Personal details
- Born: Donald E. Scott
- Died: October 1, 1943 England
- Cause of death: Plane crash
- Alma mater: Ohio State University

Military service
- Branch/service: United States Army Air Forces
- Years of service: 1941–1943
- Battles/wars: World War II

= Don Scott (American football) =

American football player (died 1943)

Donald E. Scott (died October 1, 1943) was a star of American football. He was a two-time All-American quarterback at Ohio State University. As a pilot Scott had already completed nine bombing missions during World War II, on October 1, 1943, while going through a special training exercise in England, Scott's bomber crashed, taking his life at just age 23.

==High school star==
In football, Scott was a two-time all-state selection at Canton McKinley High School. As a sophomore Scott was a tackle on the offensive and defensive lines. He also punted and kicked extra points. As a junior and senior he was named the left halfback in a single-wing formation offense, making him the team's primary ball handler. He completed 58 percent of his passes (48 of 93) for 991 yards and 11 touchdowns. He also rushed for 657 yards on 74 carries. He kicked 34 extra points.

In basketball, Scott twice helped lead the school team to the state semifinals.

===Honors===
- Following his death, Canton City School's track field was renamed Don Scott Field.
- Scott was a second-year inductee to the Stark County High School Football Hall of Fame.

==College career==
Scott was a two-time All-American selection for the Ohio State University Buckeyes football team. He was called the most versatile back in college football because he was a brilliant passer, blocker, and ball carrier. His head coach, Francis Schmidt, later said, "I can’t remember a back as dangerous in so many departments of play.”
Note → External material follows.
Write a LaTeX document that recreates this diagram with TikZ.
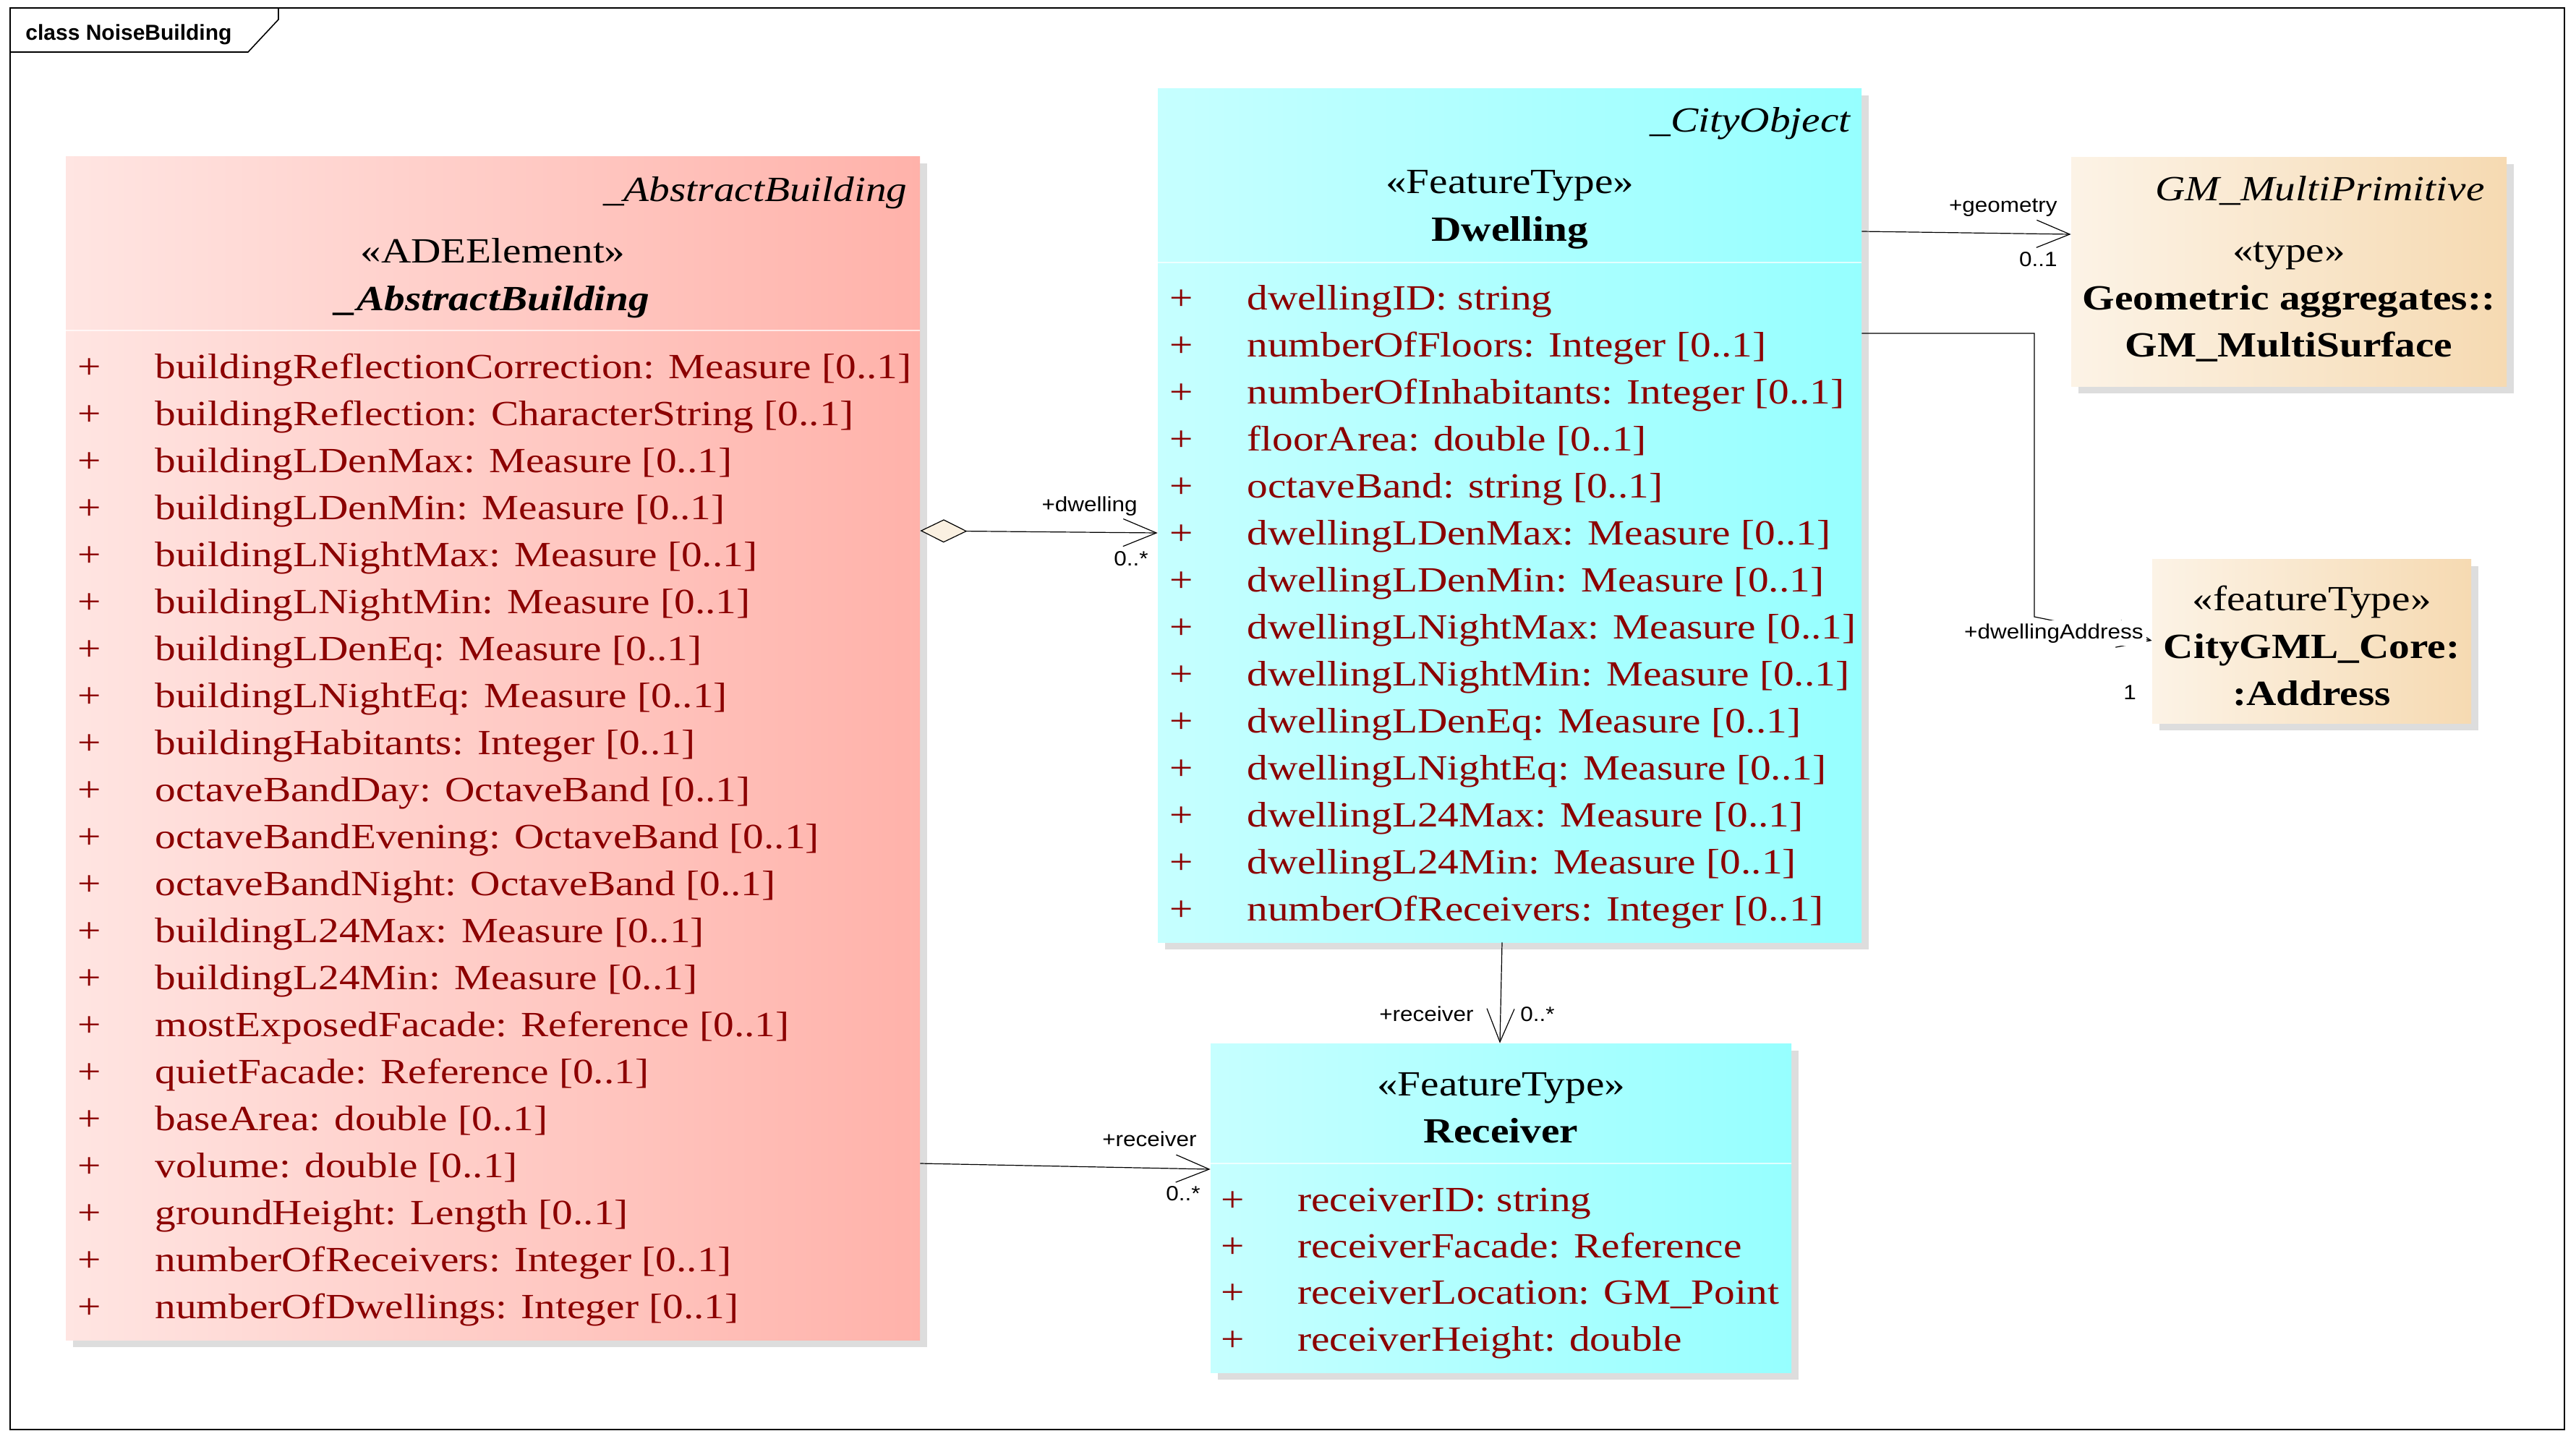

Scott lettered for the Ohio State Buckeyes football team in 1938, 1939, and 1940. In 1938 he was a starting halfback. He became the Buckeyes' starting quarterback as a junior in 1939 and led the team to the Big Ten Conference title. That year, he received his first All-American selection. He returned as quarterback in his senior year and was again named as All American.

Scott also played basketball for one season. The 1938-39 Ohio State team appeared in the first NCAA basketball tournament, and advanced to the first NCAA championship game. Oregon beat the Buckeyes 46-33.

===Honors===
- Scott was a 1988 inductee to the Ohio State Varsity O Hall of Fame.
- In 2000 Scott was one of five quarterbacks named to the Ohio State Football All-Century Team.

==War and death==
Scott was the ninth overall selection in the first round of the 1941 NFL draft. He was selected by the Chicago Bears. Scott decided to volunteer to fight in the war in Europe. Scott had participated in the Civilian Pilot Training Program, sponsored by the Civil Aeronautics Administration, while at Ohio State. When he entered the United States Army Air Forces it was as a commissioned pilot.

On October 1, 1943, Capt. Don Scott died when his Martin B-26 Marauder bomber crashed in England while he was in training. He was buried in Canton, Ohio. The following month, Ohio State University trustees named the school's new airport after him.

===Honors===
- The airport, like the Canton football field, is named Don Scott Field.
- The Ohio State University Airport is also known as the OSU Don Scott Airport.